Darauf Gadi: „Die Palästinenser müssen in die Lage versetzt werden, den Frieden können zu wollen. Im Moment können sie es nicht. Darum gibt es den Zaun, der sie von Israel trennt." (3)

Mit dieser Erklärung stimmt er mit kritischen Denkern wie z. B. David Grossman überein (4), die ebenfalls von Israel den ersten Schritt zum Frieden fordern: vom Stärkeren müsse der erste Schritt kommen. Aber die offizielle Politik legt diesen „ersten Schritt" als „Zeichen der Schwäche" aus. Daran krankt der gesamte Friedensprozeß - und überläßt das Feld den Extremisten. Darum fürchte ich, daß Gadis Utopia (das viele Probleme lösen könnte) scheitern wird an den realen Egoismen - auf beiden Seiten es Grenzzauns.
An seinen eigenen Maßstäben gemessen, erscheint der Zionismus der letzten 40 oder 50 Jahre nicht wenig problematisch. „Gewiß ist der Zionismus", schreibt 1989 Allan Zink, „aber auch der Holocaust, die Ursache dafür, daß es heute einen jüdischen Staat und eine israelische Nation gibt.
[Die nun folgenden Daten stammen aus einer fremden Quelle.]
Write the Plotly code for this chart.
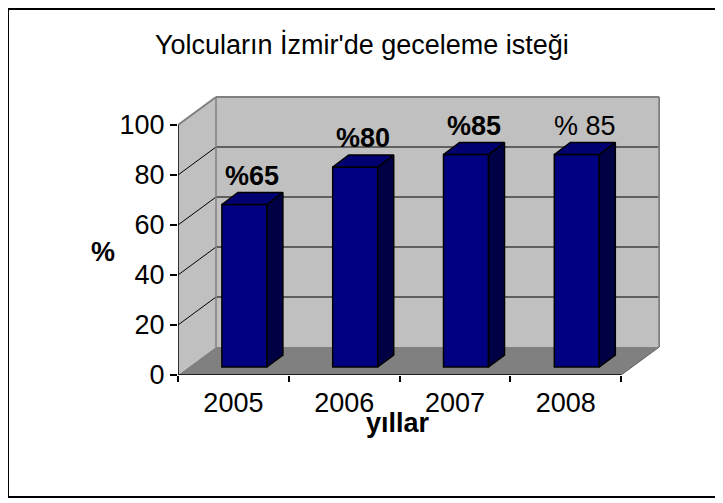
import plotly.graph_objects as go

# ---- data ----
years = ["2005", "2006", "2007", "2008"]
values = [65, 80, 85, 85]
labels = ["%65", "%80", "%85", "% 85"]
label_bold = [True, True, True, False]
y_ticks = [0, 20, 40, 60, 80, 100]

title = "Yolcuların İzmir'de geceleme isteği"
x_title = "yıllar"
y_title = "%"

# ---- geometry ----
W, H = 723, 503
OFF = 8                      # page body margin: screen = figure + OFF
# target screen positions of the plot area
S_LEFT, S_RIGHT, S_TOP, S_BOTTOM = 178, 660, 96, 375
ML = S_LEFT - OFF
MT = S_TOP - OFF
MB = H - (S_BOTTOM - OFF)
MR = W - (S_RIGHT - OFF)
XR = [-0.5, 3.85]
YR = [0, 111.6]
pw = W - ML - MR
ph = H - MT - MB
ux = pw / (XR[1] - XR[0])      # px per x unit
uy = ph / (YR[1] - YR[0])      # px per y unit

DX, DY = 38 / ux, 28 / uy      # wall depth
BX, BY = 11 / ux, 8 / uy       # bar front offset
BDX, BDY = 16 / ux, 12 / uy    # bar depth
BW = 45 / ux                   # bar width
n = len(years)
x0, x1 = -0.5, n - 0.5

FONT = "Liberation Sans, Arial, sans-serif"
FS = 27

def px_to_paper(sx, sy):
    fx, fy = sx - OFF, sy - OFF
    return (fx - ML) / pw, (H - MB - fy) / ph

fig = go.Figure()

shapes = []
def poly(pts, fill):
    path = "M " + " L ".join(f"{x},{y}" for x, y in pts) + " Z"
    shapes.append(dict(type="path", path=path, xref="x", yref="y", fillcolor=fill,
                       line=dict(color=fill, width=0), layer="below"))

def seg(xa, ya, xb, yb, color, lw=1):
    shapes.append(dict(type="line", x0=xa, y0=ya, x1=xb, y1=yb, xref="x", yref="y",
                       line=dict(color=color, width=lw), layer="below"))

top = y_ticks[-1]
# back wall
poly([(x0 + DX, DY), (x1 + DX, DY), (x1 + DX, top + DY), (x0 + DX, top + DY)], "#C0C0C0")
# left wall
poly([(x0, 0), (x0 + DX, DY), (x0 + DX, top + DY), (x0, top)], "#C0C0C0")
# floor
poly([(x0, 0), (x1, 0), (x1 + DX, DY), (x0 + DX, DY)], "#808080")

# gridlines
for v in y_ticks[1:-1]:
    seg(x0 + DX, v + DY, x1 + DX, v + DY, "#000000", 1)
    seg(x0, v, x0 + DX, v + DY, "#000000", 1)
# wall edges
seg(x0, top, x0 + DX, top + DY, "#808080", 2)
seg(x0 + DX, top + DY, x1 + DX, top + DY, "#808080", 2)
seg(x1 + DX, DY, x1 + DX, top + DY, "#808080", 2)
seg(x0 + DX, DY, x0 + DX, top + DY, "#808080", 1.5)
seg(x1, 0, x1 + DX, DY, "#606060", 1)
# axis lines
seg(x0, 0, x0, top, "#000000", 1.5)
seg(x0, 0, x1, 0, "#000000", 1.5)

# bars front
xs = [i + BX for i in range(n)]
fig.add_trace(go.Bar(x=xs, y=values, base=[BY] * n, width=BW,
                     marker=dict(color="#000080", line=dict(color="#000000", width=1.5)),
                     hoverinfo="skip", showlegend=False))

# bar side and top faces
for i, v in enumerate(values):
    xl = xs[i] - BW / 2
    xr = xs[i] + BW / 2
    yb = BY
    yt = v + BY
    fig.add_trace(go.Scatter(
        x=[xr, xr + BDX, xr + BDX, xr, xr], y=[yb, yb + BDY, yt + BDY, yt, yb],
        fill="toself", fillcolor="#000045", mode="lines",
        line=dict(color="#000000", width=1.5), hoverinfo="skip", showlegend=False))
    fig.add_trace(go.Scatter(
        x=[xl, xl + BDX, xr + BDX, xr, xl], y=[yt, yt + BDY, yt + BDY, yt, yt],
        fill="toself", fillcolor="#000070", mode="lines",
        line=dict(color="#000000", width=1.5), hoverinfo="skip", showlegend=False))

annotations = []
for i, v in enumerate(values):
    txt = f"<b>{labels[i]}</b>" if label_bold[i] else labels[i]
    annotations.append(dict(x=xs[i] + BDX / 2, y=v + BY + BDY, xref="x", yref="y",
                            text=txt, showarrow=False, yanchor="bottom", yshift=0,
                            font=dict(family=FONT, size=FS, color="#000000")))

# titles
tx, ty = px_to_paper(362, 45)
annotations.append(dict(x=tx, y=ty, xref="paper", yref="paper", text=title, showarrow=False,
                        xanchor="center", yanchor="middle",
                        font=dict(family=FONT, size=FS, color="#000000")))
tx, ty = px_to_paper(398, 423)
annotations.append(dict(x=tx, y=ty, xref="paper", yref="paper", text=f"<b>{x_title}</b>",
                        showarrow=False, xanchor="center", yanchor="middle",
                        font=dict(family=FONT, size=FS, color="#000000")))
tx, ty = px_to_paper(103, 252)
annotations.append(dict(x=tx, y=ty, xref="paper", yref="paper", text=f"<b>{y_title}</b>",
                        showarrow=False, xanchor="center", yanchor="middle",
                        font=dict(family=FONT, size=FS, color="#000000")))

# outer border (right edge lies beyond the visible window)
bx0, by0 = px_to_paper(8, 497)
bx1, by1 = px_to_paper(760, 9)
shapes.append(dict(type="rect", xref="paper", yref="paper", x0=bx0, y0=by0, x1=bx1, y1=by1,
                   line=dict(color="#000000", width=2), layer="above"))

fig.update_layout(
    width=W, height=H, autosize=False,
    margin=dict(l=ML, r=MR, t=MT, b=MB, pad=0),
    paper_bgcolor="#FFFFFF", plot_bgcolor="#FFFFFF",
    shapes=shapes, annotations=annotations, showlegend=False,
    xaxis=dict(range=XR, showgrid=False, zeroline=False, showline=False,
               tickvals=list(range(n)), ticktext=years, ticks="", ticklen=0,
               ticklabelstandoff=9,
               tickfont=dict(family=FONT, size=FS, color="#000000"),
               minor=dict(tickvals=[i - 0.5 for i in range(n + 1)], ticks="outside",
                          ticklen=6, tickwidth=1.5, tickcolor="#000000"),
               fixedrange=True),
    yaxis=dict(range=YR, showgrid=False, zeroline=False, showline=False,
               tickvals=y_ticks, ticks="outside", ticklen=7, tickwidth=1.5,
               tickcolor="#000000", ticklabelstandoff=0,
               tickfont=dict(family=FONT, size=FS, color="#000000"),
               fixedrange=True),
)

fig.write_html("out.html")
Doch weit davon entfernt, seinen Anspruch auf Errichtung einer sicheren "Heimatstätte" für die bedrängten Juden der Diaspora einzulösen, hat der Zionismus in einem gewissen Sinne ein neues, lediglich etwas größeres Getto geschaffen: einen der gefährdetsten und regional isoliertesten Lebensräume der Welt, der nur mit kostspieligen militärischen Mitteln aufrechterhalten werden kann und einen permanenten Faktor der Destabilisierung im Nahen Osten darstellt." (5)
„Und was wird mit dem Golan?", frage ich Gadi. -„Israel müßte ihn abgeben, doch mittlerweile ist der Golan bereits länger in jüdischem als in syrischem Besitz. Deshalb wird sich wohl nichts mehr ändern."